Latin Jazz and Mexican Independence Coming to Rialto Exhibtion Center on Friday
September 12, 2011
By Teya Vitu
The Mexican Independence Day Fiesta Mixer & Salsa Dance Party will bring spirited music and festivities to the Rialto Exhibition Center on Sept. 16.
What was the Latin Jazz Festival the past two years has expanded into a night-long collaboration between the Tucson Jazz Society, the Tucson Hispanic Chamber of Commerce and Downtown Tucson Partnership.
The evening will start from 5:30 to 7 p.m. with a chamber mixer with a distinct Mexican flair with mariachi music and Mexican appetizers. The jazz festival follows at 7 p.m. when Tito Y Su Nuevo Son takes the stage.
“It’s a great networking event and it also celebrates Mexican Independence Day,” said Lea Marquez Peterson, the Hispanic Chamber’s executive director.
The event does fall precisely on Mexican Independence Day, which is Sept. 16. It also celebrations National Hispanic Heritage Month.
Marquez Peterson said the mixer and party welcomes anyone, just as the Hispanic Chamber also welcomes and even encourages non-Hispanics to become members. She has doubled chamber membership from 380 to 800 in her two years in charge, and she wants turn the Hispanic community to Downtown.
“We’re excited to host this Downtown,” Marquez Peterson said. “We are big supporters of Downtown. There is a lot of energy going on Downtown. Not a lot of our members venture Downtown and they should.”
The Downtown Tucson Partnership is hosting the Beer Garden as well as promoting the event and providing security and maintenance. The Partnership created the Latin Jazz Festival two years ago by approaching the Tucson Jazz Society, which typically does not focus on Downtown or Latin music.
“Sure, why not, we’ll give it a try,” Tucson Jazz Society treasurer John Dennis said.
The event has evolved year-by-year with the Latin Jazz Festival name yielding to Mexican Independence Day Fiesta Mixer & Salsa Dance Party, and a move from La Placita Village the first two years to the Rialto Exhibition Center.
“We’re still looking at what the format is going to be,” Dennis said. “This year we were very fortunate that (Rialto Exhibition Center owner) Don Martin came forward.”
The Jazz Society has lined up a return engagement of Tito Y Su Nuevo Son, a local Afro-Cuban band that also played at last year’s Latin Jazz Festival.
“They were very well received last year,” Dennis said. “What people can expect to hear is lively urban Cuban music that is going to shake the rafters of that building.”

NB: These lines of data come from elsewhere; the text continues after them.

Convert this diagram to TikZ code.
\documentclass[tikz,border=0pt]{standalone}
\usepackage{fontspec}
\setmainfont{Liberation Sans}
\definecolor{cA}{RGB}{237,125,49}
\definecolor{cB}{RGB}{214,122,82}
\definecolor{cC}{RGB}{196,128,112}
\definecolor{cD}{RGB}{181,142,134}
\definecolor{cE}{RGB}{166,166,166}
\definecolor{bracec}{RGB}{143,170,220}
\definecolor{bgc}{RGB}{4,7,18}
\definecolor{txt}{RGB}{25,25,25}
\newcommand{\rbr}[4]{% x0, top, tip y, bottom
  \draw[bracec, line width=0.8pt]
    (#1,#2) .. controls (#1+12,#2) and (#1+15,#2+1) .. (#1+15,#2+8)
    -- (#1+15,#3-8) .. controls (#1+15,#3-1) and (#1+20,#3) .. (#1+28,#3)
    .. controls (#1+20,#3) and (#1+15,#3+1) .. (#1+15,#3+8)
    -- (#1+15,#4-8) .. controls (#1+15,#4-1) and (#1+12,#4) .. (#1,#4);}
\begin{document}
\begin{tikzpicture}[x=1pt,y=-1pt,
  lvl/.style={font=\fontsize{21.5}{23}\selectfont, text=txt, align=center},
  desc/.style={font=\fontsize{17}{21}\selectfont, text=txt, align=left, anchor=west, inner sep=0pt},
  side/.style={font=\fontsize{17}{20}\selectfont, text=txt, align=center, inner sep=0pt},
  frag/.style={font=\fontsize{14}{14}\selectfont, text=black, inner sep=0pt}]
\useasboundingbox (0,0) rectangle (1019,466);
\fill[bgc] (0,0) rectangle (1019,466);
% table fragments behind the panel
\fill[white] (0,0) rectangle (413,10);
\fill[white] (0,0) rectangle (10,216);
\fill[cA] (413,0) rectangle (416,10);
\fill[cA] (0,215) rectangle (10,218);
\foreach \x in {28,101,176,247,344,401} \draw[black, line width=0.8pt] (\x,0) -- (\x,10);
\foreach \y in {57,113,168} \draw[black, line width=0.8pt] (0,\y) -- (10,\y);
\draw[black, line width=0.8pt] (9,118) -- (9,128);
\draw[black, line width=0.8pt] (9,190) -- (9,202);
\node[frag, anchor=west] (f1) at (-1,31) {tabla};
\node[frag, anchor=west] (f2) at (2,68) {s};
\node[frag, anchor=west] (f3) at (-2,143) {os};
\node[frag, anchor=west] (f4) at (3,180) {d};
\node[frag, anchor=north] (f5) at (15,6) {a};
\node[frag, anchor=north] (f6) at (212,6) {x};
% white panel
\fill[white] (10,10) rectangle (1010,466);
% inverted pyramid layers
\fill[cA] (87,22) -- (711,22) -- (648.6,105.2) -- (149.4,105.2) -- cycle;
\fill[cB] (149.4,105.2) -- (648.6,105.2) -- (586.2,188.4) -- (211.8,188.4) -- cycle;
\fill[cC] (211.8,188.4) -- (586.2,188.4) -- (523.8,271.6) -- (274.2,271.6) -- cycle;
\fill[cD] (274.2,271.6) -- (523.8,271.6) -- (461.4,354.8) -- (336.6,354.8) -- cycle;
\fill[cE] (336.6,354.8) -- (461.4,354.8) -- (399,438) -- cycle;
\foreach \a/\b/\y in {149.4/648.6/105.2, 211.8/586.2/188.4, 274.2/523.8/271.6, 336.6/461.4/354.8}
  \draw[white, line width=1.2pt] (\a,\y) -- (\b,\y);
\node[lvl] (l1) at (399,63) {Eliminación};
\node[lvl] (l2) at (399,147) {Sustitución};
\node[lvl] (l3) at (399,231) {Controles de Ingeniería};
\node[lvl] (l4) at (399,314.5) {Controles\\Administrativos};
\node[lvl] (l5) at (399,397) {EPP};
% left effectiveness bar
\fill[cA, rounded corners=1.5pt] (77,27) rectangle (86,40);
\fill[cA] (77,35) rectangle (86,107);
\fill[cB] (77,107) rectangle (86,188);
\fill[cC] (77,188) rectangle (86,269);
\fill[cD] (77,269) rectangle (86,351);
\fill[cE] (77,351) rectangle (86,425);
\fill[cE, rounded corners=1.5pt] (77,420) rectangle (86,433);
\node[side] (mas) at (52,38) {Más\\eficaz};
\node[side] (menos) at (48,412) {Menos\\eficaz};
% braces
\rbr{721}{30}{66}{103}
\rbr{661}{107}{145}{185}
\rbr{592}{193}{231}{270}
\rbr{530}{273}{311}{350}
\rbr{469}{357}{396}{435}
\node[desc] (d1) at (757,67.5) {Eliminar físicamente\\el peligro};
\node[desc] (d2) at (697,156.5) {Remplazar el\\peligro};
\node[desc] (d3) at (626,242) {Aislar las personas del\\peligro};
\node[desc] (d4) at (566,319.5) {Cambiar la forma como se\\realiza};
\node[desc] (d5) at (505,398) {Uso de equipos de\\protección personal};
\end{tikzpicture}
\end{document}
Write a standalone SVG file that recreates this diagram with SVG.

As the event name indicates, it’s a dance party so audience participation is expected. The event is part of Calle Congresso, a month-long Downtown celebration of Latin music.
“We’re very pleased to be cooperating with the Hispanic Chamber,” Dennis said. “It adds a broader audience.”
Admission for the joint mixer and salsa dance party is $10 whenever you show up. Age limit is 21 and up.
Marquez Peterson suspects people will also head across the street to Hotel Congress or otherwise find Downtown amusement after the event.
“Our event ends at 9 and I’m sure most of the crowd will not leave,” she said.